Satellite Collective is a multi-medium exhibitive branch of the artist collective creating dance, literary works of poetry and librettos, musical compositions (Satellite Ensemble), digital art, film, photography, and spoken word. The collaborative process is very much present during the development of new works as artists employ technology to exchange ideas, concepts, and ideas. New dance, music, short film, multimedia, and spoken word projects are created each year by Satellite Collective, and these projects are first previewed through the Satellite Summer Residency at the Dogwood Center for Performing Arts in Fremont, Michigan; premiere performances are held in New York City – a seasonal structure established in earlier years with the Satellite Ballet. Satellite Collective has performed at Brooklyn Academy of Music and in 2014 as well as 2015, Satellite Collective was selected by the BAM/Devos Institute of Arts Management at Kennedy Center for the professional development program of Brooklyn Academy of Music.

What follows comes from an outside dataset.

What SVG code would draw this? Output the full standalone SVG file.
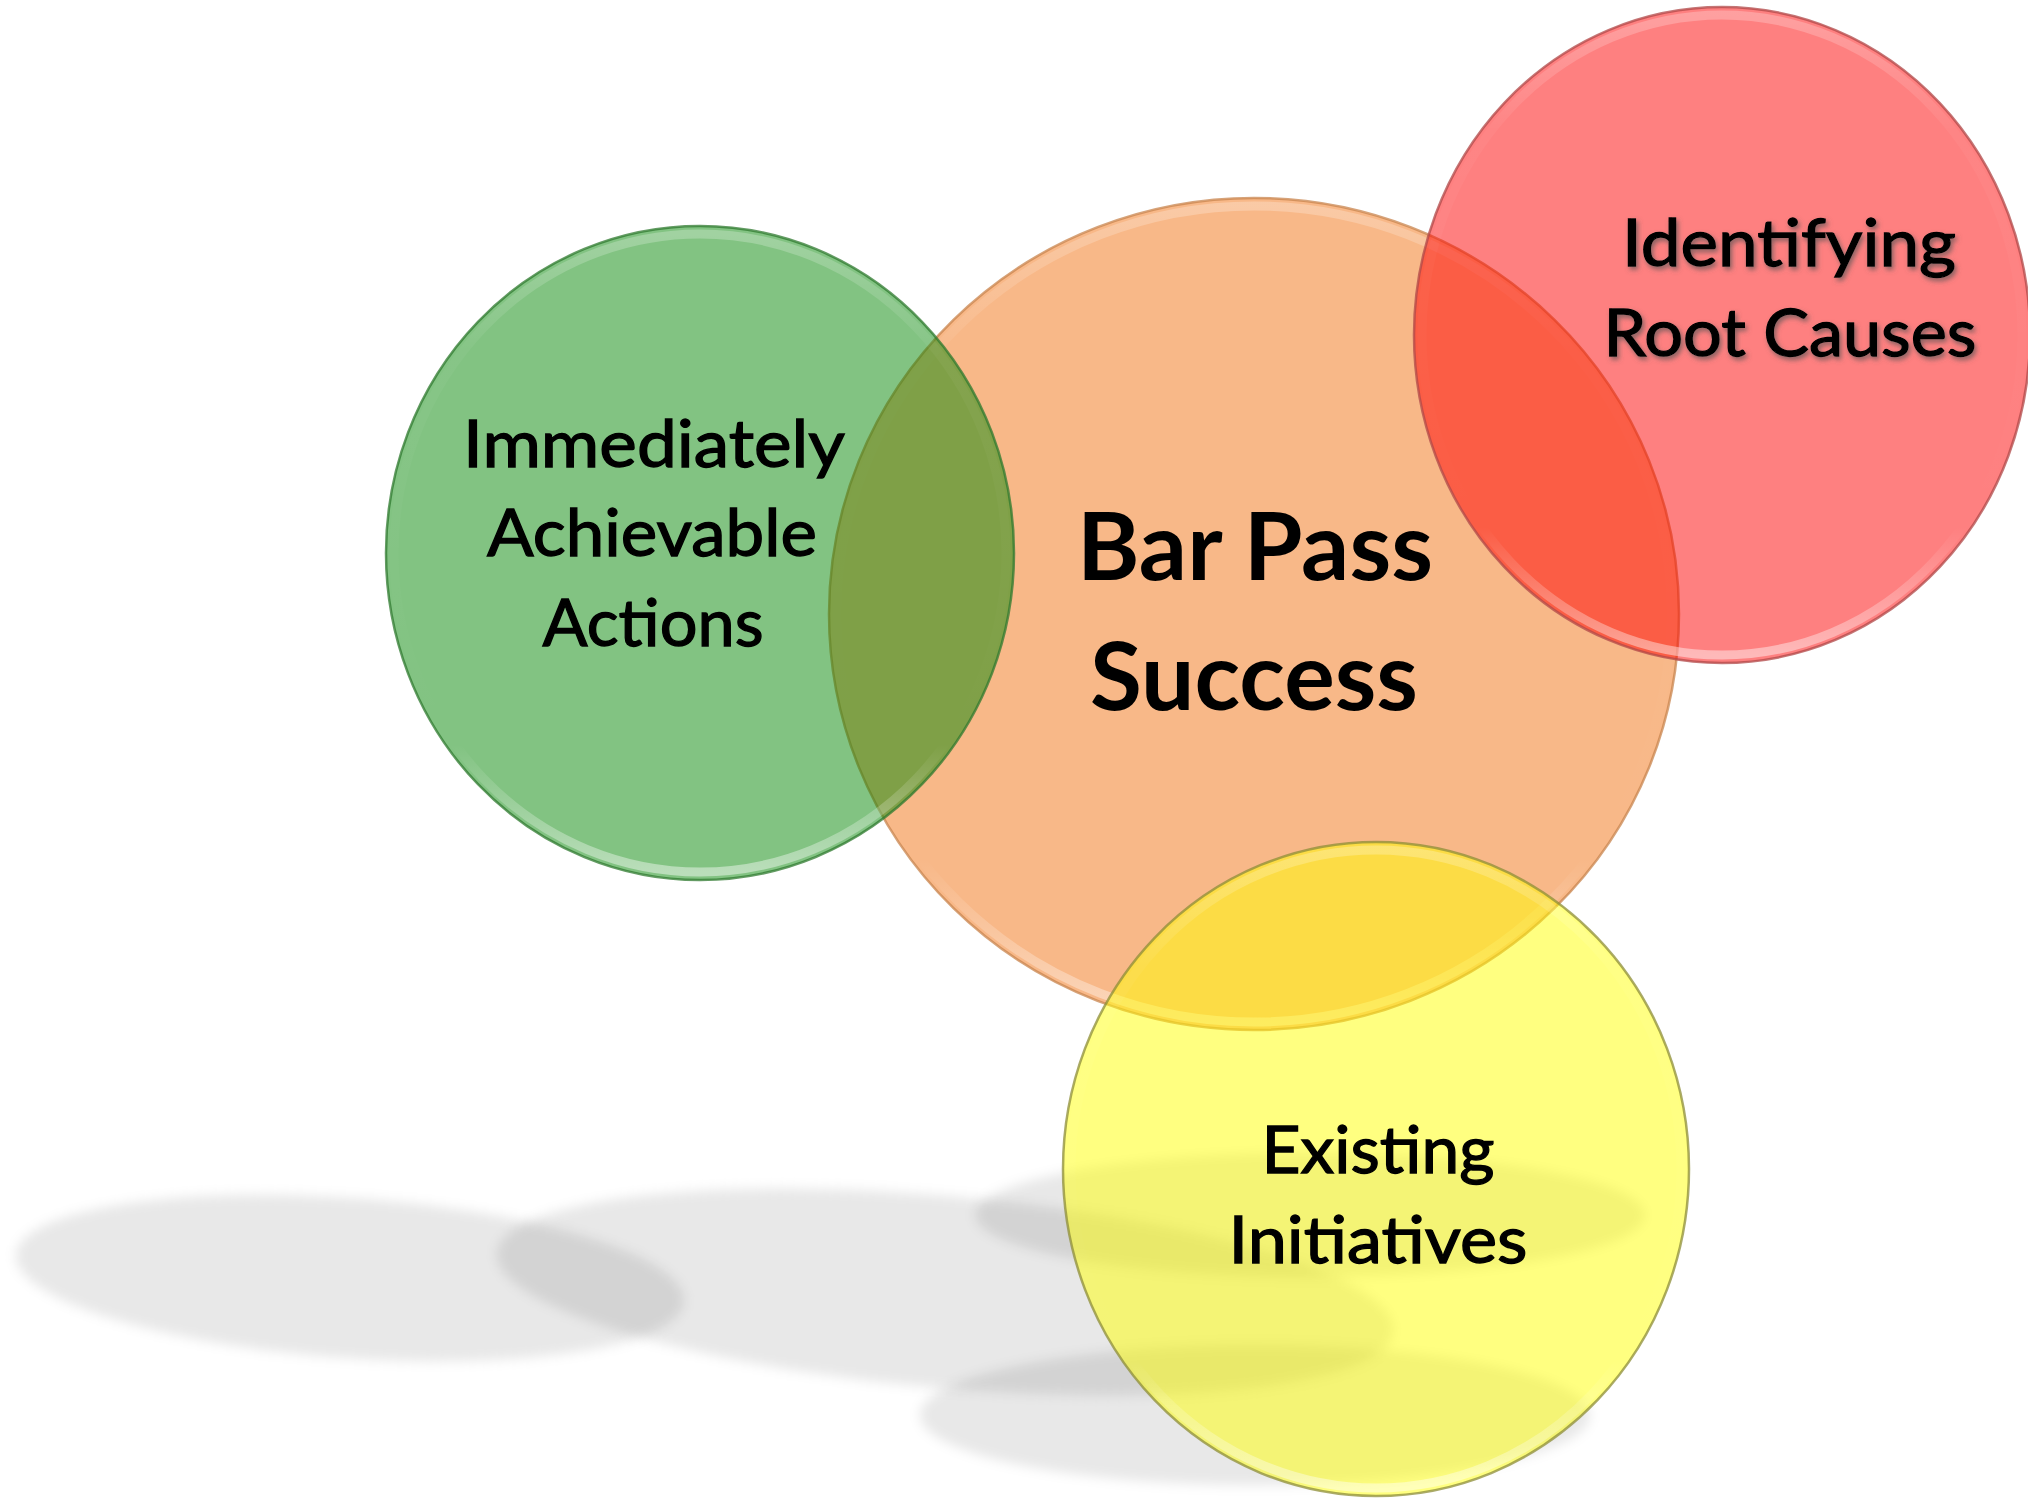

Satellite Press Publishing and Transmission Magazine

Satellite Press is an independent publisher that promotes artistic literary publications reflective of collaborative efforts between artists and authors of prose, poetry, and visual art. Serving as the literary effort of Satellite Collective, Satellite Press publishes book length eBooks of both prose and poetry. Satellite Press publications are productions of a wide variety of collaborating artists - painters, filmmakers, sculptors, musicians, and photographers. Through unique interpretations of text, artists create artistic responses that contribute to the final publications.  The Transmission Journal is an international online arts periodical dedicated to the conversation between artists and writers. Contributors to the Transmission Online Periodical include nationally reputable writers including Roy Scranton, Matt Gallagher, and Pedro Ponce.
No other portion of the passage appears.